Customers are encouraged to make deposits or take out mortgages with teaser rates: inertia means that most will stick with these products even when introductory rates revert to unattractive levels. From time to time, well intentioned executives attempt to treat customers more fairly – the 82% state owned Royal Bank of Scotland is currently attempting to do just this, promising that existing customers will not be treated worse than new ones. But history shows that competition for new business means that good guys who try this approach abandon it when they see the effect on market share.
The misselling of useless or virtually useless payment protection insurance to bank borrowers represented a systematic abuse of their customers by banks. But the size of the margins banks could earn from selling these policies had the competitive effect of driving down returns on the core lending products to unsustainable levels.
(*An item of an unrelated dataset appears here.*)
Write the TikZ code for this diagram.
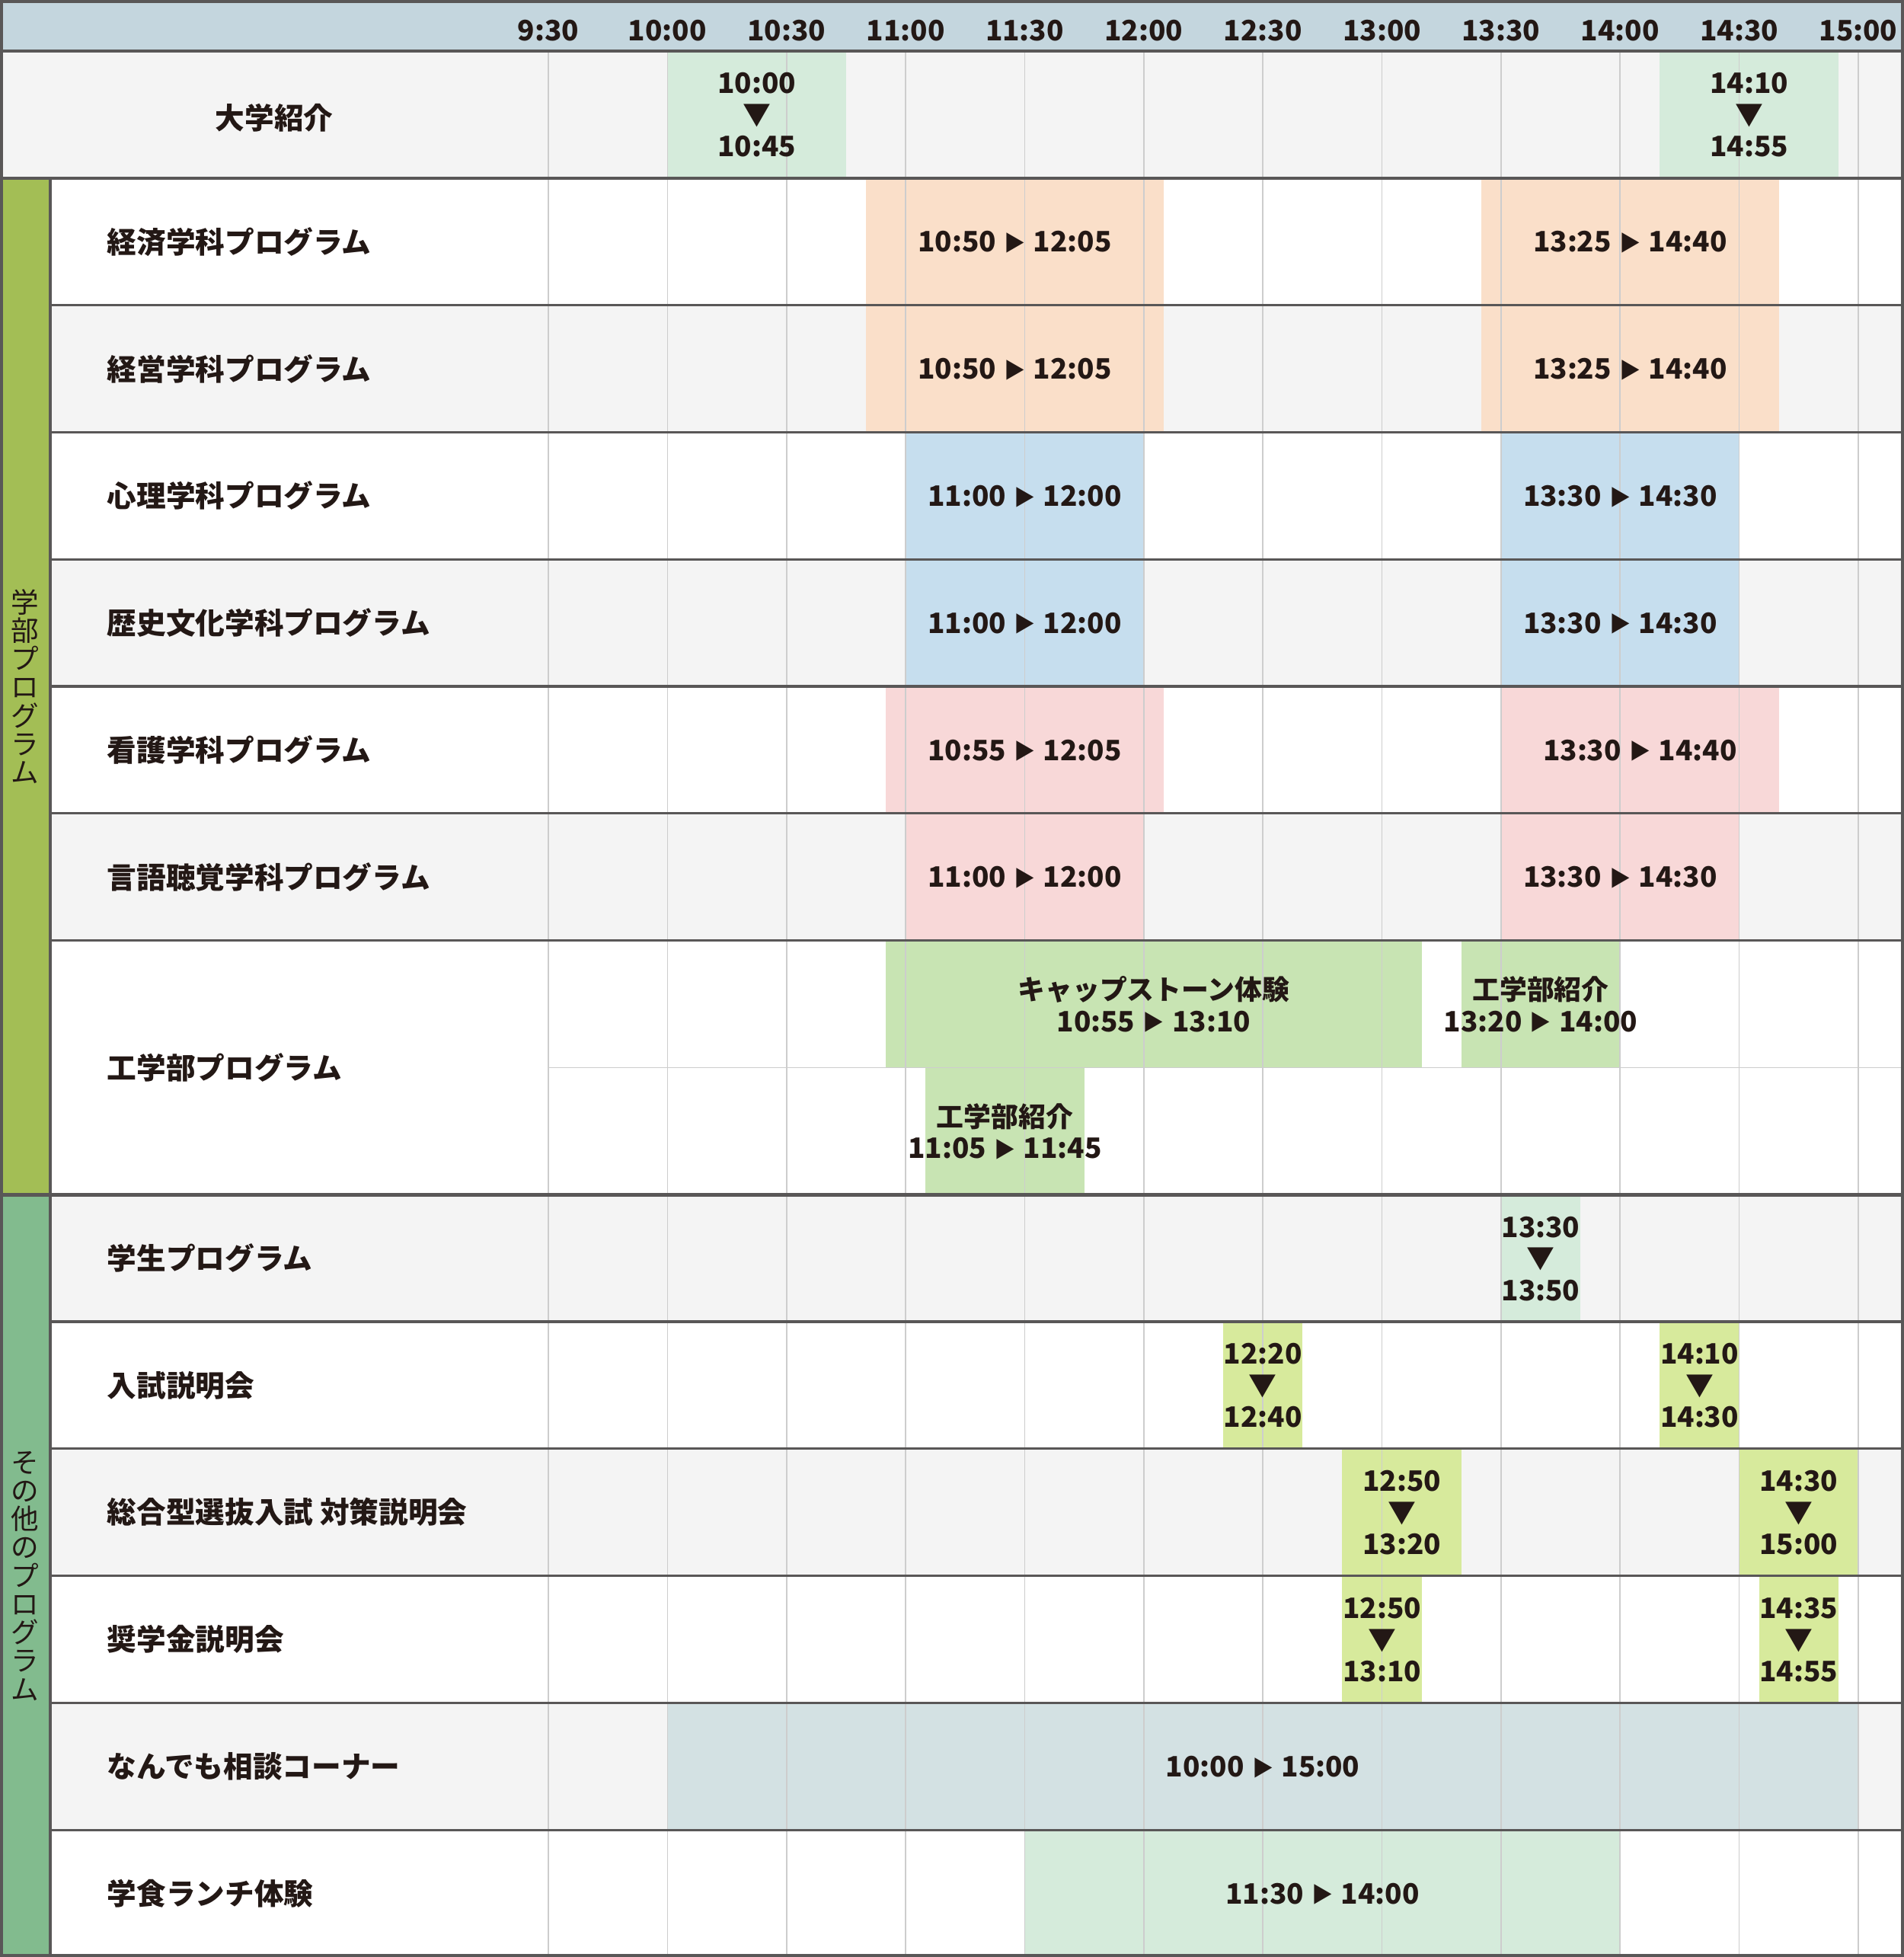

The sale of loans was viable only if you could sell overpriced insurance along with them . All banks would have been better off if all had agreed to stop this practice – but competition rules, quite rightly, made it illegal to enter such an agreement.
And the core problem of the personal account market is the competitive pressure which obliges banks to offer their customers ‘free’ current account banking. Of course there is no such thing as ‘free’ banking : banks make profits from the current account relationship in other ways. They offer ‘packaged accounts’ with perks that are rarely worth what you must pay for them. They impose unreasonably high charges for other services – try making an international transfer payment, and avoid at all cost incurring an unauthorised overdraft. They attempt to cross-sell services that you probably do not need. and could certainly obtain more cheaply elsewhere.
The market for personal current accounts is one in which there are relatively few providers and products, and in which tariffs are complex and multi-faceted, so that neither the characteristics of the products nor their costs are easy for customers to understand. Competition does not always or necessarily work out well for consumers in such cases and these features are evident in an increasingly large number of industries – think energy tariffs and mobile phone contracts, for example.
Limited competition may actually yield worse results for customers than either full blooded competition or a cartel or monopoly. Perhaps that explains the particularly tentative approach of the Competition and Markets Authority.